INSTRUCTIONS FOR THE TASK: In the lines below, output everything from the first line through the line containing "freq = np.linspace(0.28, 0.38, 101)" exactly as it is. Pictures are not part of the output.

SUPPLIED INFORMATION:
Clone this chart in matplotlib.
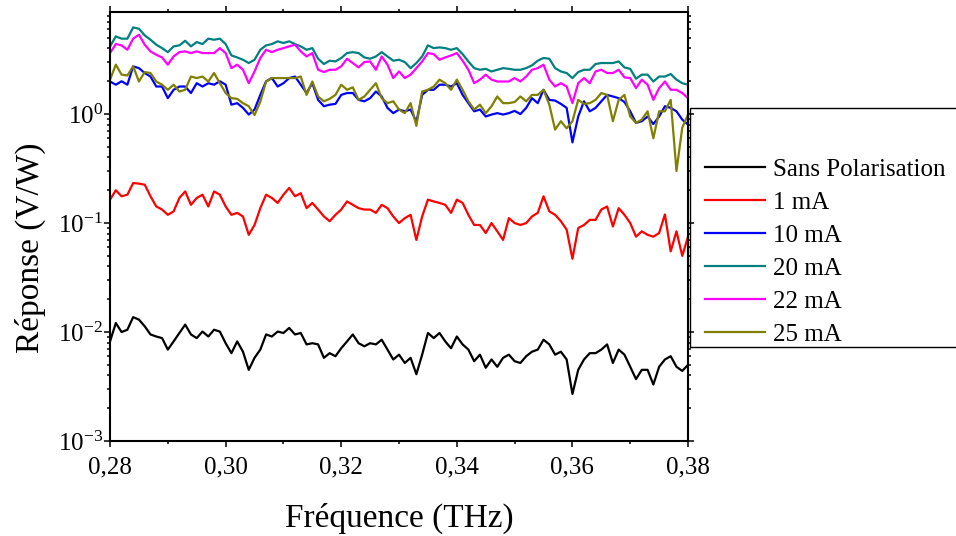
import numpy as np
import matplotlib
matplotlib.use('Agg')
from matplotlib import pyplot as plt
from matplotlib import ticker
from matplotlib.patches import Rectangle

plt.rcParams['font.family'] = ['Liberation Serif', 'DejaVu Serif']
plt.rcParams['mathtext.fontset'] = 'custom'
plt.rcParams['mathtext.rm'] = 'Liberation Serif'
plt.rcParams['mathtext.it'] = 'Liberation Serif:italic'

# frequency grid (THz), one reading every 0.001 THz
freq = np.linspace(0.28, 0.38, 101)

sans_pol = [0.0082, 0.0121, 0.0100, 0.0105, 0.0137, 0.0130, 0.0113, 0.0095, 0.0091, 0.0088,
            0.0069, 0.0082, 0.0098, 0.0117, 0.0095, 0.0088, 0.0101, 0.0091, 0.0105, 0.0101,
            0.0079, 0.0064, 0.0082, 0.0066, 0.0045, 0.0058, 0.0069, 0.0095, 0.0091, 0.0101,
            0.0098, 0.0109, 0.0095, 0.0098, 0.0077, 0.0079, 0.0077, 0.0058, 0.0064, 0.0060,
            0.0071, 0.0082, 0.0095, 0.0079, 0.0074, 0.0079, 0.0077, 0.0085, 0.0069, 0.0056,
            0.0062, 0.0052, 0.0058, 0.0041, 0.0062, 0.0098, 0.0088, 0.0098, 0.0082, 0.0071,
            0.0091, 0.0077, 0.0069, 0.0054, 0.0062, 0.0047, 0.0056, 0.0048, 0.0058, 0.0062,
            0.0054, 0.0052, 0.0060, 0.0066, 0.0069, 0.0085, 0.0077, 0.0062, 0.0066, 0.0056,
            0.0027, 0.0045, 0.0056, 0.0064, 0.0064, 0.0069, 0.0077, 0.0052, 0.0069, 0.0062,
            0.0048, 0.0037, 0.0045, 0.0045, 0.0033, 0.0048, 0.0056, 0.0060, 0.0048, 0.0044,
            0.0050]

ma_1 = [0.164, 0.200, 0.176, 0.182, 0.233, 0.230, 0.225, 0.176, 0.142, 0.133,
        0.119, 0.128, 0.170, 0.195, 0.147, 0.170, 0.182, 0.142, 0.195, 0.182,
        0.142, 0.119, 0.124, 0.115, 0.078, 0.096, 0.137, 0.182, 0.170, 0.153,
        0.182, 0.210, 0.176, 0.188, 0.137, 0.153, 0.133, 0.115, 0.104, 0.119,
        0.133, 0.158, 0.147, 0.137, 0.133, 0.133, 0.124, 0.147, 0.137, 0.115,
        0.100, 0.111, 0.119, 0.070, 0.115, 0.164, 0.158, 0.153, 0.147, 0.124,
        0.164, 0.153, 0.119, 0.096, 0.096, 0.081, 0.100, 0.084, 0.070, 0.111,
        0.100, 0.096, 0.100, 0.115, 0.124, 0.176, 0.128, 0.119, 0.104, 0.087,
        0.047, 0.090, 0.096, 0.107, 0.107, 0.133, 0.142, 0.093, 0.137, 0.119,
        0.100, 0.075, 0.084, 0.078, 0.075, 0.081, 0.120, 0.055, 0.084, 0.050,
        0.075]

ma_10 = [1.99, 1.86, 2.00, 1.86, 2.74, 2.64, 2.38, 2.21, 1.79, 1.79,
         1.40, 1.67, 1.79, 1.79, 1.56, 1.92, 1.79, 1.92, 1.86, 2.00,
         1.86, 1.22, 1.26, 1.14, 0.99, 1.10, 1.50, 2.00, 2.14, 1.79,
         1.92, 2.14, 2.21, 1.86, 1.56, 1.92, 1.35, 1.18, 1.22, 1.24,
         1.50, 1.56, 1.56, 1.35, 1.31, 1.40, 1.61, 1.45, 1.14, 1.02,
         1.10, 1.06, 1.10, 0.85, 1.50, 1.67, 1.67, 1.86, 1.86, 1.79,
         1.92, 1.50, 1.26, 1.06, 1.10, 0.95, 0.99, 1.02, 0.99, 1.02,
         1.07, 1.00, 1.14, 1.40, 1.26, 1.67, 1.35, 1.33, 1.24, 1.14,
         0.55, 0.95, 1.31, 1.06, 1.14, 1.31, 1.50, 1.45, 1.40, 1.29,
         1.06, 0.83, 0.86, 0.95, 0.81, 0.95, 1.18, 1.14, 1.06, 0.89,
         0.80]

ma_20 = [4.18, 5.16, 4.92, 4.92, 6.24, 6.07, 5.27, 4.81, 4.33, 4.03,
         3.70, 4.18, 4.27, 4.71, 4.18, 4.58, 4.39, 4.92, 4.81, 4.92,
         4.39, 3.45, 3.31, 3.15, 2.94, 3.15, 3.89, 4.27, 4.39, 4.65,
         4.49, 4.65, 4.39, 4.18, 3.89, 4.03, 3.22, 2.88, 3.09, 3.04,
         3.27, 3.63, 3.70, 3.63, 3.31, 3.22, 3.38, 3.70, 3.38, 3.09,
         3.15, 3.00, 2.64, 2.94, 3.38, 4.27, 4.03, 4.09, 4.03, 3.89,
         4.03, 3.55, 3.04, 2.64, 2.55, 2.60, 2.46, 2.55, 2.64, 2.60,
         2.55, 2.55, 2.64, 2.80, 3.09, 3.27, 3.22, 2.64, 2.46, 2.38,
         2.14, 2.43, 2.55, 2.55, 2.88, 2.94, 2.94, 2.94, 3.04, 2.68,
         2.60, 2.11, 2.30, 2.30, 1.99, 2.21, 2.21, 2.33, 2.07, 1.92,
         1.86]

ma_22 = [3.63, 4.39, 4.27, 3.89, 4.92, 5.35, 4.33, 3.76, 3.50, 3.31,
         2.84, 3.38, 3.70, 3.76, 3.63, 3.76, 3.63, 3.63, 3.63, 4.03,
         3.63, 2.64, 2.84, 2.55, 1.92, 2.46, 3.27, 3.89, 3.70, 3.89,
         4.03, 4.18, 4.33, 3.76, 3.38, 3.63, 2.55, 2.43, 2.55, 2.55,
         2.74, 3.22, 2.94, 2.68, 3.00, 3.04, 2.55, 3.38, 2.84, 2.14,
         2.46, 2.14, 2.30, 2.64, 3.04, 3.63, 3.55, 3.15, 3.31, 3.45,
         3.63, 3.09, 2.55, 1.92, 2.07, 2.30, 2.07, 1.99, 1.99, 1.99,
         2.14, 1.99, 2.21, 2.55, 2.64, 2.84, 2.07, 1.79, 1.92, 1.79,
         1.26, 1.92, 2.14, 1.92, 2.46, 2.55, 2.38, 2.38, 2.55, 2.17,
         2.14, 1.73, 2.07, 1.86, 1.35, 1.73, 1.99, 1.67, 1.67, 1.56,
         1.40]

ma_25 = [2.07, 2.84, 2.30, 2.26, 2.74, 1.99, 2.43, 2.38, 1.99, 1.86,
         1.67, 1.86, 1.61, 1.67, 2.21, 2.14, 2.21, 1.99, 2.38, 1.92,
         1.56, 1.40, 1.38, 1.26, 1.18, 0.98, 1.30, 1.99, 2.14, 2.14,
         2.14, 2.14, 2.14, 2.21, 1.50, 1.99, 1.45, 1.31, 1.38, 1.50,
         1.86, 1.67, 1.76, 1.35, 1.45, 1.67, 1.92, 1.40, 1.26, 1.31,
         1.10, 1.02, 1.26, 0.78, 1.61, 1.67, 1.79, 2.07, 1.92, 1.67,
         2.07, 1.67, 1.31, 1.10, 1.22, 1.02, 1.18, 1.45, 1.26, 1.26,
         1.29, 1.45, 1.31, 1.50, 1.50, 1.67, 1.22, 0.72, 0.86, 0.74,
         0.86, 1.35, 1.24, 1.26, 1.35, 1.56, 1.50, 0.86, 1.35, 1.50,
         0.95, 0.83, 0.89, 1.06, 0.60, 1.06, 1.06, 1.35, 0.30, 0.75,
         0.99]

series = [('Sans Polarisation', sans_pol, '#000000'),
          ('1 mA', ma_1, '#ff0000'),
          ('10 mA', ma_10, '#0000ff'),
          ('20 mA', ma_20, '#008080'),
          ('22 mA', ma_22, '#ff00ff'),
          ('25 mA', ma_25, '#808000')]

fig = plt.figure(figsize=(9.56, 5.36), dpi=100)
ax = fig.add_axes([0.1151, 0.1772, 0.6046, 0.801])

for label, vals, color in series:
    ax.plot(freq, vals, color=color, lw=1.6, label=label)

ax.set_yscale('log')
ax.set_xlim(0.28, 0.38)
ax.set_ylim(1e-3, 8.7)

ax.xaxis.set_major_locator(ticker.MultipleLocator(0.02))
ax.xaxis.set_minor_locator(ticker.MultipleLocator(0.01))
ax.xaxis.set_major_formatter(ticker.FuncFormatter(lambda v, p: ('%.2f' % v).replace('.', ',')))
ax.yaxis.set_major_locator(ticker.LogLocator(base=10, numticks=10))
ax.yaxis.set_minor_locator(ticker.LogLocator(base=10, subs=range(2, 10), numticks=20))
ax.yaxis.set_major_formatter(ticker.FuncFormatter(lambda v, p: r'$\mathregular{10^{%d}}$' % round(np.log10(v))))
ax.yaxis.set_minor_formatter(ticker.NullFormatter())

ax.tick_params(which='both', direction='out', top=True, right=True, width=1.1, labelsize=18)
ax.tick_params(axis='x', which='both', pad=7)
ax.tick_params(axis='y', which='both', pad=1)
ax.tick_params(which='major', length=4)
ax.tick_params(which='minor', length=2.5)
for sp in ax.spines.values():
    sp.set_linewidth(1.5)

ax.set_xlabel('Fréquence (THz)', fontsize=24, labelpad=17.5)
ax.set_ylabel('Réponse (V/W)', fontsize=24)
ax.yaxis.set_label_coords(-0.11, 0.45)

# legend box sticks out past the right edge of the figure
fig.patches.append(Rectangle((0.7218, 0.3526), 0.3, 0.4459, transform=fig.transFigure,
                             fill=False, edgecolor='black', lw=1.0))
fig.legend(loc='center left', bbox_to_anchor=(0.7375, 0.5298), frameon=False,
           fontsize=18, handlelength=2.4, handletextpad=0.3, labelspacing=0.42,
           borderpad=0, borderaxespad=0)

fig.savefig('out.png', dpi=100)
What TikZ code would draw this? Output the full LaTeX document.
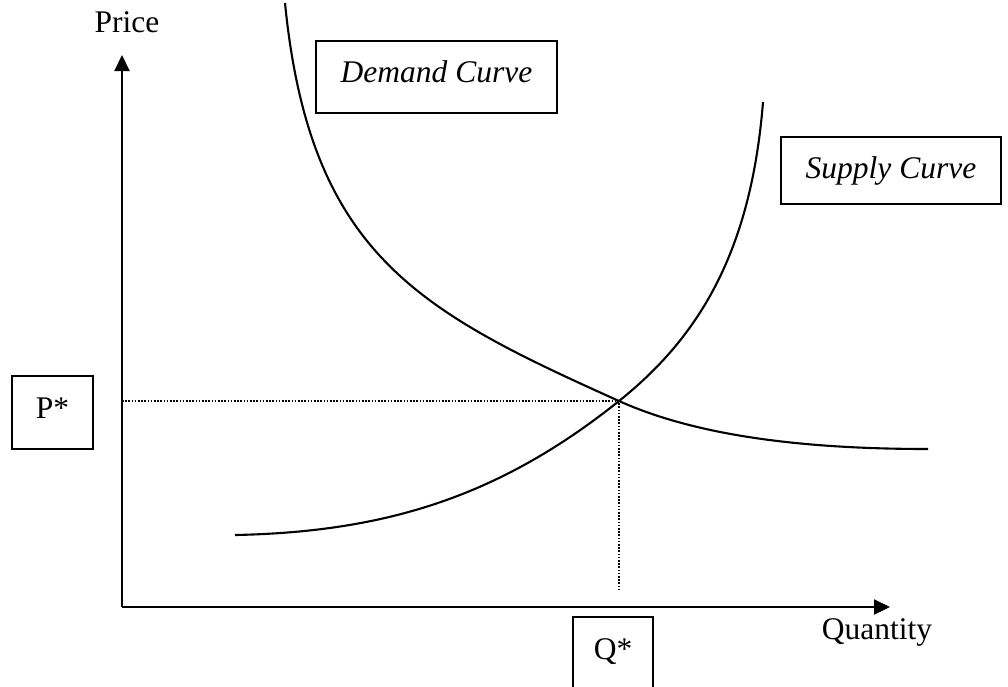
\documentclass[tikz,border=0pt]{standalone}
\usepackage{fontspec}
\setmainfont{Liberation Serif}
\usetikzlibrary{arrows.meta}
\begin{document}
\begin{tikzpicture}[x=1pt,y=-1pt,
  axis/.style={line width=2.2pt,-{Triangle[width=15pt,length=16pt]}},
  curve/.style={line width=2.1pt},
  guide/.style={line width=1.6pt,dash pattern=on 1.6pt off 1.6pt},
  labelbox/.style={draw,line width=2pt,inner sep=0pt,font=\fontsize{31.5}{36}\selectfont},
  plain/.style={inner sep=0pt,font=\fontsize{31.5}{36}\selectfont}]
\useasboundingbox (0,0) rectangle (1008,686);
\clip (0,0) rectangle (1008,686);
\coordinate (O) at (122,607);
\coordinate (ytip) at (122,55);
\coordinate (xtip) at (890,607);
\coordinate (E) at (619,401);
\coordinate (Ey) at (122,401);
\coordinate (Ex) at (619,590);
\coordinate (D0) at (285,3);
\coordinate (D1) at (928,449);
\coordinate (S0) at (235,535);
\coordinate (S1) at (763,102);
\draw[axis] (O) -- (ytip);
\draw[axis] (O) -- (xtip);
\node[plain] (price) at (127,22) {Price};
\node[plain] (qty) at (877,632) {Quantity};
\draw[guide] (Ey) -- (E) -- (Ex);
\draw[curve] (D0) .. controls (310,255) and (419,311) .. (E)
  .. controls (699,437) and (808,449) .. (D1);
\draw[curve] (S0) .. controls (385,532) and (499,497) .. (E)
  .. controls (699,337) and (751,252) .. (S1);
\node[labelbox,minimum width=241pt,minimum height=72pt,text depth=10pt] (dem) at (436.5,77) {\itshape Demand Curve};
\node[labelbox,minimum width=220pt,minimum height=67pt] (sup) at (891,170.5) {\itshape Supply Curve};
\node[labelbox,minimum width=81pt,minimum height=73pt,text depth=8pt] (pstar) at (52.5,412.5) {P*};
\node[labelbox,minimum width=80pt,minimum height=73pt,text depth=8pt] (qstar) at (613,653.5) {Q*};
\end{tikzpicture}
\end{document}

COMPLETE RESPONSE:
Clone this chart in matplotlib.
import numpy as np
import matplotlib
matplotlib.use('Agg')
from matplotlib import pyplot as plt
from matplotlib import ticker
from matplotlib.patches import Rectangle

plt.rcParams['font.family'] = ['Liberation Serif', 'DejaVu Serif']
plt.rcParams['mathtext.fontset'] = 'custom'
plt.rcParams['mathtext.rm'] = 'Liberation Serif'
plt.rcParams['mathtext.it'] = 'Liberation Serif:italic'

# frequency grid (THz), one reading every 0.001 THz
freq = np.linspace(0.28, 0.38, 101)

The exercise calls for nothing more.